The general public were highly unenthusiastic about the National Pact as originally drafted, as people were convinced that over-generous concessions had been made by the authorities. The Songhay and Peul majorities in the North also received it badly, believing that the way the negotiations had been conducted had been to their disadvantage. None of these reservations was ever expressed in public, however, and there was an unspoken national consensus that the priority should be to re-establish peace. But the Pact was put under severe strain in July and August 1992, when the army withdrew too soon, leading to renewed attacks by armed bandits, and a faction of the Azawad People's Liberation Front led by the dissident Rhissa Ag Mohamed. Troops were redeployed and the MFUA became more involved in maintaining security, so that things were quiet again by the end of 1992.

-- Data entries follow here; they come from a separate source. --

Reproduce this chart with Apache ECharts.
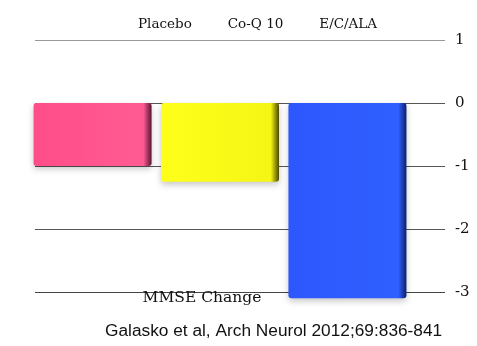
<!DOCTYPE html>
<html>
<head>
<meta charset="utf-8">
<script src="https://cdn.jsdelivr.net/npm/echarts@6/dist/echarts.min.js"></script>
<style>
  html, body { margin: 0; padding: 0; background: #fff; }
  #chart { width: 477px; height: 346px; }
</style>
</head>
<body>
<div id="chart"></div>
<script>
// MMSE change by treatment arm
const categories = ['MMSE Change'];
const seriesNames = ['Placebo', 'Co-Q 10', 'E/C/ALA'];
const placebo = [-1.0];
const coq10 = [-1.25];
const ecala = [-3.1];
const yTicks = { min: -3, max: 1, interval: 1 };

const colors = [
  ['#ff4d88', '#ff5b93', '#5a1430'],
  ['#ffff1c', '#f6f614', '#4a4a00'],
  ['#2c57fd', '#3060ff', '#0c1f6a']
];

function faceStyle(c) {
  return {
    borderRadius: 3,
    color: new echarts.graphic.LinearGradient(0, 0, 1, 0, [
      { offset: 0, color: c[0] },
      { offset: 0.93, color: c[1] },
      { offset: 1, color: c[2] }
    ]),
    shadowColor: 'rgba(0,0,0,0.22)',
    shadowBlur: 6,
    shadowOffsetY: 3
  };
}

const values = [placebo, coq10, ecala];

const chart = echarts.init(document.getElementById('chart'));
chart.setOption({
  animation: false,
  backgroundColor: '#ffffff',
  legend: {
    data: seriesNames,
    icon: 'none',
    itemWidth: 0,
    itemGap: 31,
    top: 12,
    left: 128,
    textStyle: { fontFamily: 'DejaVu Serif', fontSize: 13.5, color: '#111' }
  },
  title: {
    text: 'Galasko et al, Arch Neurol 2012;69:836-841',
    left: 100,
    top: 318,
    textStyle: { fontFamily: 'Liberation Sans', fontSize: 17.3, fontWeight: 'normal', color: '#111' }
  },
  grid: [
    { left: 35, right: 32, top: 40, bottom: 54 },
    { left: 30, right: 67, top: 40, bottom: 54 }
  ],
  xAxis: [
    { gridIndex: 0, type: 'category', data: categories, show: false },
    {
      gridIndex: 1, type: 'category', data: categories,
      axisLine: { show: false }, axisTick: { show: false },
      axisLabel: {
        margin: -2, padding: [0, 36, 0, 0],
        fontFamily: 'DejaVu Serif', fontSize: 15.5, color: '#111'
      }
    }
  ],
  yAxis: [
    {
      gridIndex: 0, type: 'value', position: 'right',
      min: yTicks.min, max: yTicks.max, interval: yTicks.interval,
      axisLine: { show: false }, axisTick: { show: false },
      splitLine: { lineStyle: { color: ['#444', '#555', '#555', '#555', '#999'], width: 1 } },
      axisLabel: { margin: 10, fontFamily: 'DejaVu Serif', fontSize: 15, color: '#111' }
    },
    {
      gridIndex: 1, type: 'value',
      min: yTicks.min, max: yTicks.max, interval: yTicks.interval,
      show: false, splitLine: { show: false }
    }
  ],
  series: seriesNames.map((name, i) => ({
    name: name,
    type: 'bar',
    xAxisIndex: 1,
    yAxisIndex: 1,
    data: values[i],
    barWidth: 118,
    barGap: '8%',
    clip: false,
    itemStyle: faceStyle(colors[i])
  }))
});
</script>
</body>
</html>
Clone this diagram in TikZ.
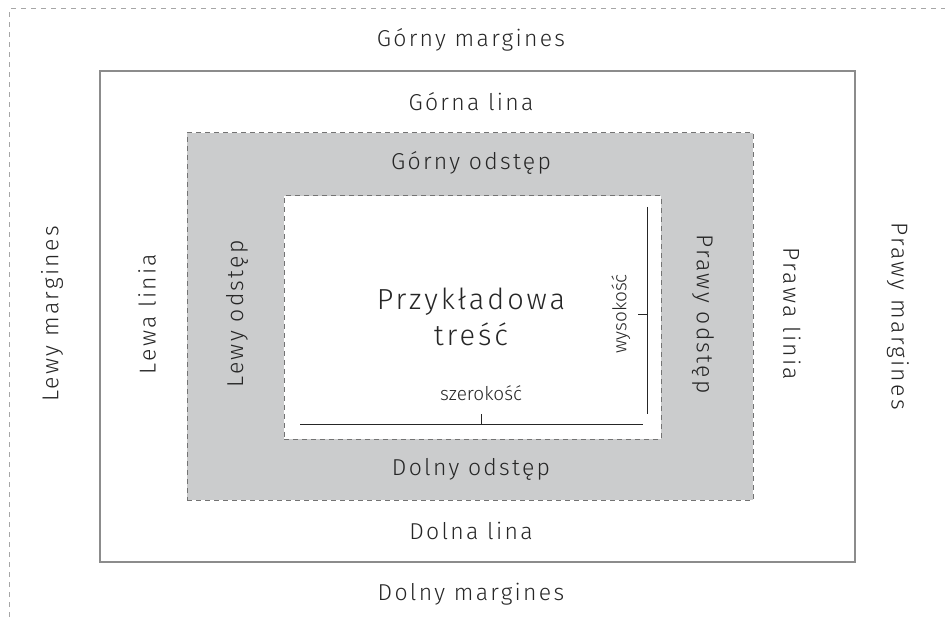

All in all, the Transition, as regards the spirit behind it, was a privileged period in the history of modern Mali. It came after a period of autocracy during which political, social and intellectual life had deteriorated, and it released energy in what was often a disorganised way. It can also claim credit for having laid the foundations of a democratic Mali. But what gave it strength also led to its weaknesses. It started like a bullet from a gun, but soon ran up against the con" straints created by the deliberate choice that it should be short, and it did not change the underlying situation as profoundly as its roots in revolution had led people to hope it would. G.D.